If I thought I was broken then, Millie’s presence killed me. And four years later, I still struggle to feel genuinely attached to her. I fantasize about what life might have looked like if I had adopted Sweet Simon, and my heart fills with shame and regret. I didn’t know it then, but he was meant to be my dog.


I’m disappointed in myself for not giving him time. I often feel like I am being punished with Millie. Why hadn’t I kept Simon a few more days? Why had I blocked out the part about the adjustment period when a new — and in this case, grieving — dog came into my life?

I was so broken then. I was a shell of myself. All rationality in my mind had gone into dormancy, and it wouldn't come back for some time. I wreaked havoc on my life, and for a day, his. I often wonder what happened to him — but just for a millisecond because it hurts too much to stay there.


I wish I knew then what my brother knows now: That crying is normal and won’t last forever. That this dog’s world had turned upside down and the weight of confusion and fear that must have been swirling around in his head. That we could adjust and grow together. That relationships take time to build, and if given the chance, we could have gotten to know each other and grown each other.

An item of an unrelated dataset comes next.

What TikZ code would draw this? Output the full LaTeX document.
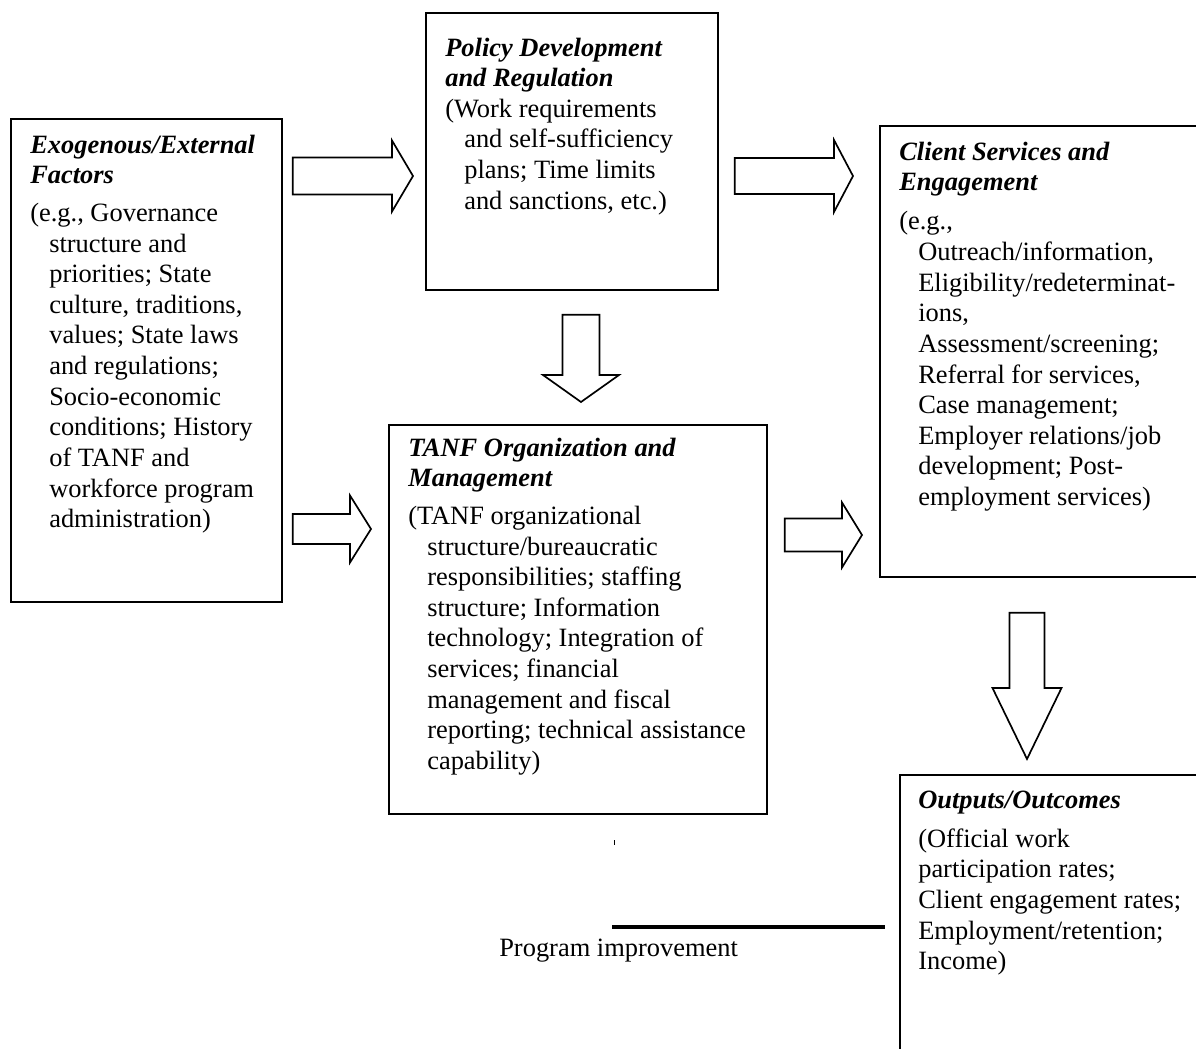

I don’t know how to make amends. I suppose the closest thing to amends is the advice I give to new adopters to set them up for success. I don’t know how to forgive myself, so I move forward as I have for the last four years, with a heavy heart. I hope he found the home he deserved, yet I don’t want to know where he ended up. If it is in a great home, while I would be thrilled for him, I will grieve what could have been. If he didn’t fare so well, well, I couldn’t handle knowing that, knowing the life we could have shared.


Wherever you landed, Simon, I hope you are happy.And I will never stop missing you.